2-Davacı-birleşen dava davalı vekili diğer temyiz itirazlarına gelince;
Davacı-birleşen dava davalısı vekilince 25.12.2014 tarihli asıl dava dilekçesinde esasa ilişkin taleplerine ek olarak Finansbank AŞ. Bilkent Şubesine ait, 15/07/2014 düzenleme tarihli, 400.000,00 TL bedelli teminat mektubu ile muhtelif tarihlerde kesilen faturalara istinaden 264.643,66 TL bedelin ödenmemesi yönünde ihtiyati tedbir kararı verilmesi istenmiş olup, mahkemece HMK. 389 ve devamı maddelerinde yazılı ihtiyati tedbir koşulları oluştuğu kanaatine varıldığından Finansbank AŞ. Bilkent Şubesine ait, 15/07/2014 düzenleme tarihli, 31/12/2014 tarihine kadar süreli 400.000,00 TL bedelli kesin teminat mektubunun dava sonuçlanıncaya kadar nakde dönüştürülmesinin (tazminin) önlenmesi için HMK. 389 ve devamı maddeleri uyarınca ihtiyati tedbir yoluyla durdurulmasına, fatura alacakları ile ilgili takip başlatılması halinde itiraz üzerine takip duracağından fatura alacaklarına ilişkin ihtiyati tedbir isteminin reddine 26.12.2014 tarihinde karar verilmiştir. Davalı-birleşen dava davacı alacaklı vekili bu karardan yaklaşık 1 yıl sonra, 23.12.2015 tarihinde davacı-birleşen dava davalı borçlu aleyhinde Ankara 27.İcra Müdürlüğünün 2015/27614 E. sayılı dosyası ile takip dayanağı fatura bedelleri toplamı 666.947,94 TL asıl alacak ve işlemiş faiz talebi ile birlikte icra takibi başlatmış, takibe yapılan itiraz neticesinde duran takip hakkında birleşen davaya konu itirazın iptali davası açılmıştır.

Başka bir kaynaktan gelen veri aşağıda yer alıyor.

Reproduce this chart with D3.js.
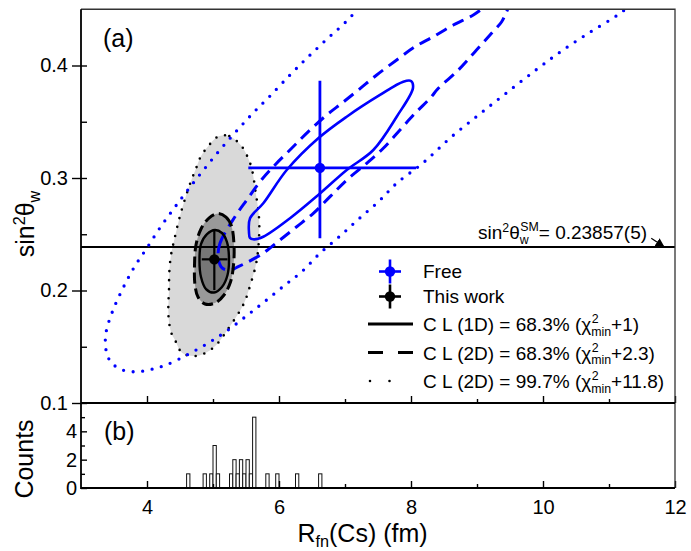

İcra ve İflas Kanunu"nun 72.maddesi 2. fıkrasında “İcra takibinden önce açılan menfi tesbit davasına bakan mahkeme, talep üzerine alacağın yüzde onbeşinden aşağı olmamak üzere gösterilecek teminat mukabilinde, icra takibinin durdurulması hakkında ihtiyati tedbir kararı verebilir.” 4.fıkrasında ise “ Dava alacaklı lehine neticelenirse ihtiyati tedbir kararı kalkar. Buna dair hükmün kesinleşmesi halinde alacaklı ihtiyati tedbir dolayısıyla alacağını geç almış bulunmaktan doğan zararlarını gösterilen teminattan alır. Alacaklının uğradığı zarar aynı davada takdir olunarak karara bağlanır. Bu zarar herhalde yüzde yirmiden aşağı tayin edilemez” denmekle icra takibinden önce açılan menfi tespit davasında teminat karşılığında icra takibinin durdurulması halinde, yargılama neticesinde davalı alacaklı lehine davanın reddedilmesi durumunda alacağına geç kavuşan alacaklıya tazminat ödenmesi gerektiği belirtilmiştir. Dava konusu olayda takibin durdurulmasına ilişkin değil, teminat mektubunun tazmininin durdurulmasına dair bir tedbir kararı verilmiştir. Üstelik borçlunun, karşı tarafın fatura alacaklarına ilişkin ihtiyati tedbir istemi de takip başlatılması halinde itiraz üzerine duracağı gerekçesiyle reddedilmiştir. Diğer taraftan dava konusu icra takibi fatura alacaklarına dayanmakta olup, takip dayanağı olarak tedbir konusu teminat mektubundan bahsedilmemiştir. Dava konusu icra takibi ise mahkemece verilen ihtiyati tedbir neticesinde değil davacı-birleşen dava davalı borçlu tarafından takibe süresinde yapılan itiraz üzerine durmuştur. Nitekim bu itiraz üzerine açılan itirazın iptali davasında da haksız çıkan borçlu hakkında takip konusu asıl alacağın %20’si oranında icra inkar tazminatına hükmedilmiştir. Açıklanan nedenlerle; Bölge Adliye Mahkemesince İİK m.74/4 uyarınca şartları oluşmadığından asıl davada davalı-birleşen dava davacı vekilinin tazminat talebinin reddine karar verilmesi gerekirken kabulü yerinde olmamış, kararın bu yönden bozulması uygun bulunmuştur.
SONUÇ: Yukarıda 1. bentte açıklanan nedenlerle davacı-birleşen dava davalı borçlu vekilinin diğer temyiz itirazlarının reddine, 2. bent uyarınca Ankara Bölge Adliye Mahkemesi 27. Hukuk Dairesi"nin 2020/964 Esas 2020/857 Karar sayılı ve 16.09.2020 günlü kararının BOZULMASINA, peşin alınan harcın istek halinde iadesine, 6100 sayılı HMK 373/2. madde hükümleri gözetilerek dosyanın Ankara Bölge Adliye Mahkemesi 27. Hukuk Dairesine gönderilmesine, 04.10.2021 gününde oy birliğiyle karar verildi.